++++ EXTRACTED RECORDS ++++

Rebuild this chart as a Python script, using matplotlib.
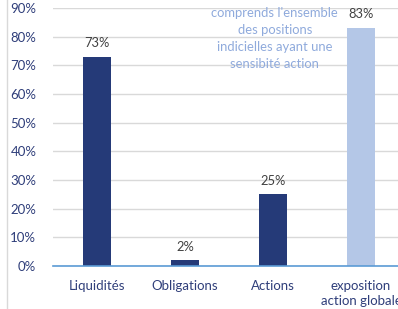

++++
++++ EXTRACTED RECORDS ++++

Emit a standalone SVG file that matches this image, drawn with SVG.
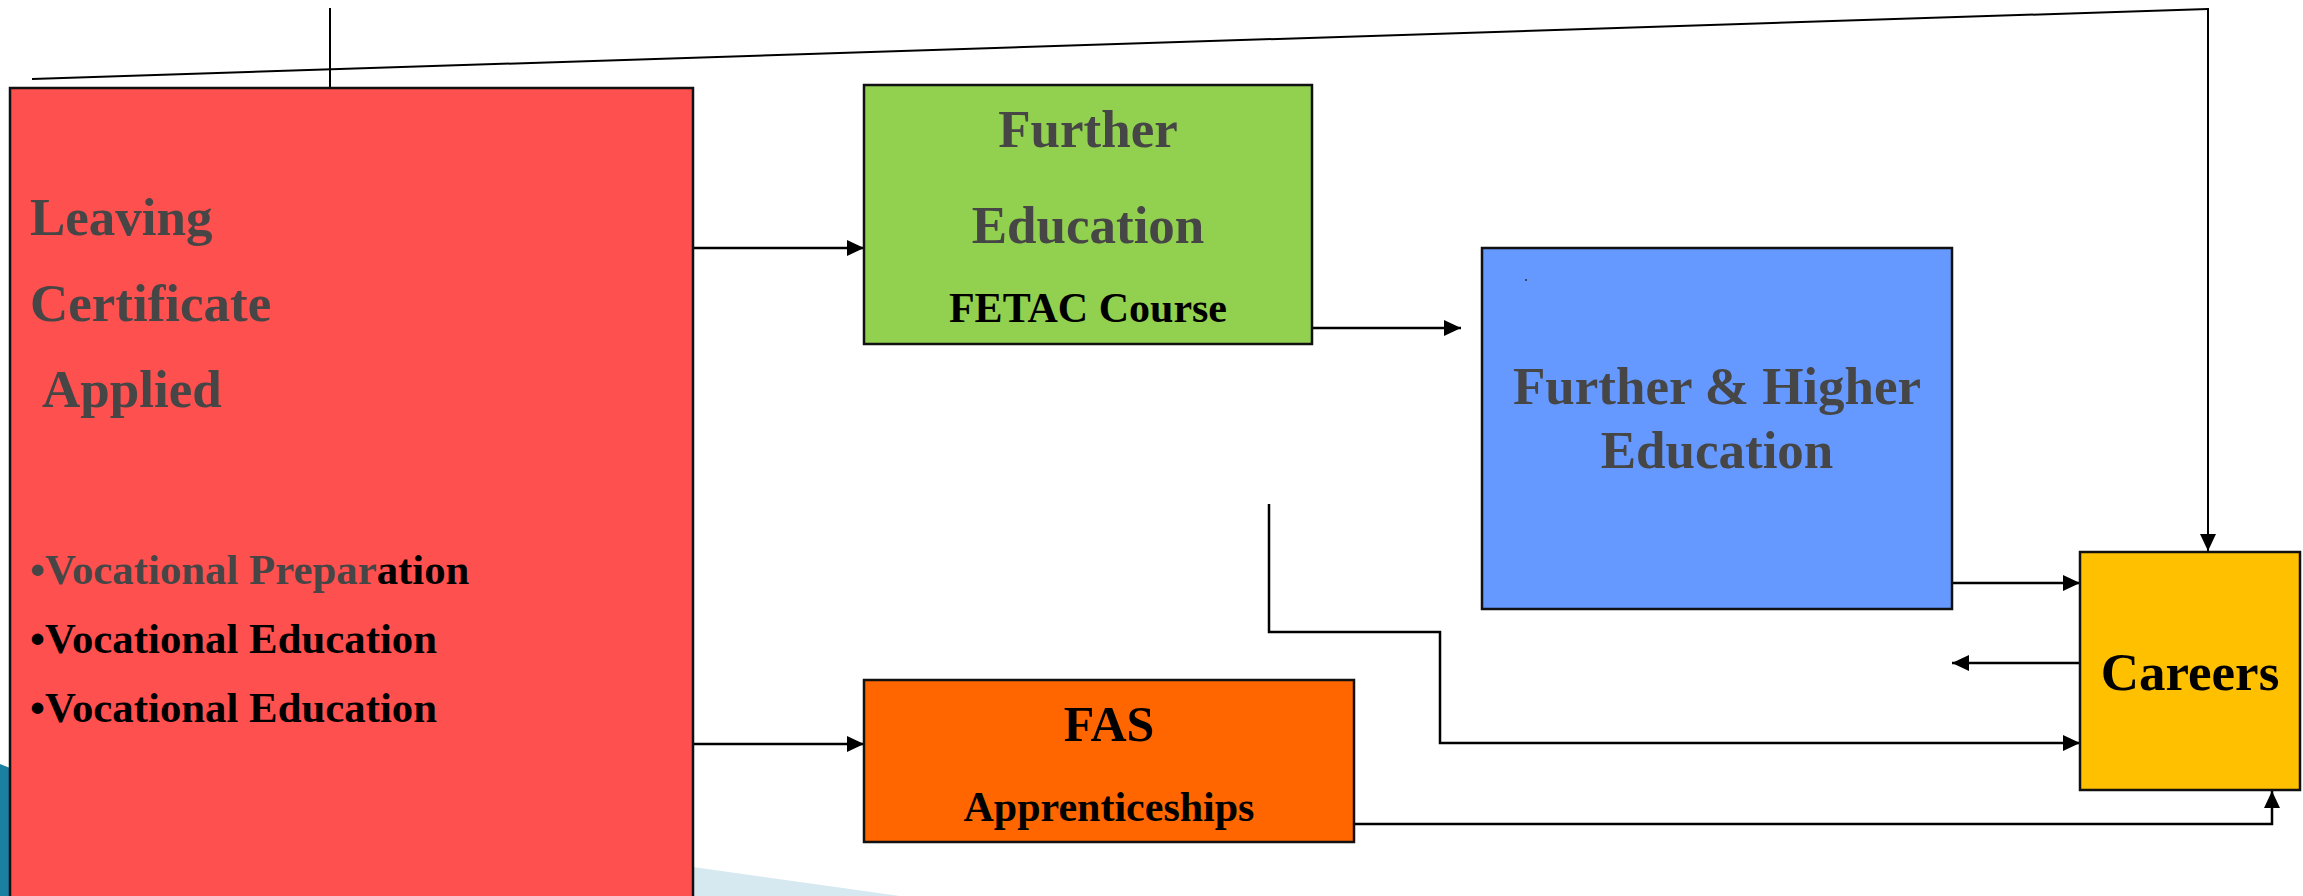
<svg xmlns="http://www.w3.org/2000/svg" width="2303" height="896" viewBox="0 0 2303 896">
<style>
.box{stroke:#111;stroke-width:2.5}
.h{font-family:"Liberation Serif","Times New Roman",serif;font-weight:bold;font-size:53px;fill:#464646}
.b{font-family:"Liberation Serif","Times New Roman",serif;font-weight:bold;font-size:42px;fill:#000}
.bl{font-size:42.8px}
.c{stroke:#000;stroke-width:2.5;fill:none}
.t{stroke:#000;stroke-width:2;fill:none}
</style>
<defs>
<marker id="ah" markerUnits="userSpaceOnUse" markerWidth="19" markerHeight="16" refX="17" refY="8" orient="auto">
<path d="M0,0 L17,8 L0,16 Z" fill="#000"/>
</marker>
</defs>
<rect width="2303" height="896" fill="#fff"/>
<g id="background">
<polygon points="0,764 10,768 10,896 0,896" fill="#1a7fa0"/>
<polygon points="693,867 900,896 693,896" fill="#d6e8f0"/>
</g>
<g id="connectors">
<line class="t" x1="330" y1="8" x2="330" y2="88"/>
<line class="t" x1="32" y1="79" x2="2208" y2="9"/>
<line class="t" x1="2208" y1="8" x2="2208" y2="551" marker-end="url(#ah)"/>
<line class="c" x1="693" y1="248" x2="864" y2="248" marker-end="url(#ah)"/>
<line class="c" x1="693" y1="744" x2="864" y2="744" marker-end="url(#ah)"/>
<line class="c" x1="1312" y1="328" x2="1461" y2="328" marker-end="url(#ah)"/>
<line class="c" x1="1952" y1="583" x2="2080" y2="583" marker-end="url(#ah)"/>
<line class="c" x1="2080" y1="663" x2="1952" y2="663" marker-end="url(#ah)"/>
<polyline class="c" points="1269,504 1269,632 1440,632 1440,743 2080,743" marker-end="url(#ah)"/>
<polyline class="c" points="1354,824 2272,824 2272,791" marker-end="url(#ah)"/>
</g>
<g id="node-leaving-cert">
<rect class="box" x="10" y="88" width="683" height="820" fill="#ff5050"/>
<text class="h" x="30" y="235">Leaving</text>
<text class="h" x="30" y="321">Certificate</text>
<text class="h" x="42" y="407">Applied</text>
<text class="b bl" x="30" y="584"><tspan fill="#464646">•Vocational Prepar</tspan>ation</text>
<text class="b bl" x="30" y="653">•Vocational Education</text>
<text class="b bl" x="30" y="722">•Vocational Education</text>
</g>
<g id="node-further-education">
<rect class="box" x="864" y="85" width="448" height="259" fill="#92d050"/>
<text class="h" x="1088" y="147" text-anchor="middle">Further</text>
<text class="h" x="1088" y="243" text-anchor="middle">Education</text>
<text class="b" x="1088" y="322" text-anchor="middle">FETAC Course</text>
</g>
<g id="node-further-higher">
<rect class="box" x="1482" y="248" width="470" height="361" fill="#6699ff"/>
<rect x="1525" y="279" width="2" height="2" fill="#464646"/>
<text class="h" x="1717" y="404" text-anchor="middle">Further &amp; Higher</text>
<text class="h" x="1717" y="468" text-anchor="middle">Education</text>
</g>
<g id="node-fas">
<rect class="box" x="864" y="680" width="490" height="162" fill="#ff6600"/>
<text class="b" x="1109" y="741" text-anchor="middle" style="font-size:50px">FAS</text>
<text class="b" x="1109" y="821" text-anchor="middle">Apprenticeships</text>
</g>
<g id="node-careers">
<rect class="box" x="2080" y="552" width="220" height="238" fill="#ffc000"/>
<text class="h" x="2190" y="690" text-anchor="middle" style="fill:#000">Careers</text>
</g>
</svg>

++++

Each line that holds the word "this" is to be copied.

Rebuild this chart as a Python script, using matplotlib.
Emit a standalone SVG file that matches this image, drawn with SVG.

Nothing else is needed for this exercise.